The band have become somewhat known for contributing to a huge increase in demand (and second-hand prices) for the now-discontinued Squier baritone Jazzmaster used by both guitarists, Erik Bickerstaffe (who also serves as co-lead vocalist) and Connor Sweeney. The tuning? Well, there are a few but (if I remember correctly) all based around the same combination of intervals. It appears the main one they gravitate to is E A E A D F#. And that low E is indeed a bass-register note, for those uninitiated to modern metal and its penchant for whale-bothering low notes. Some tracks, such as the aforementioned ‘Is It Really You?’ move this whole tuning up four semitones, so the lowest note is Ab. On some occasions, however, such as the whirlwind of sonic violence that is ‘Gored’, that E-based tuning is dragged down four semitones so the lowest note is C. That’s right – one fret away from the bottom of a five-string bass, but on guitars. It’s low. And it sounds killer.

(If you’re wondering what bassist Feisal el-Khazragi does when his bandmates are encroaching on his register like this, the answer is NOT going down an octave himself – the trick, it seems, with many bands who tune this low, is to have the guitars and bass at the same pitch but using the instruments’ differing tonal characteristics to fill out the different frequencies.)

This album is the sound of 2020 for me. I’m aware that this sounds like damning with faint praise after the spectacularly wank year we’ve suffered, but I don’t mean it in that way.
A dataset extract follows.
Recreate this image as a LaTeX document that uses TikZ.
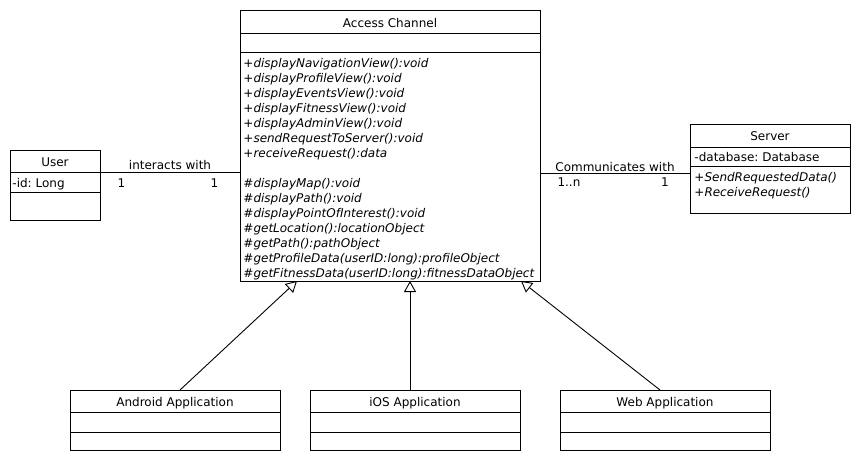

It’s more to say that this album has, for me, captured the low moments uniquely and spoken to me during those, but its sheer accomplishment and brilliance has also hugely enhanced the times when I’ve listened to it in a better frame of mind. In other words, it’s been an important album and one which I’m certain will stand the test of time as a high point for the current wave of metal bands.

The other side effect of this album review being posted so late is that Loathe, whose productivity puts mine to shame, have in fact released another whole album. ‘The Things They Believe’ is out now.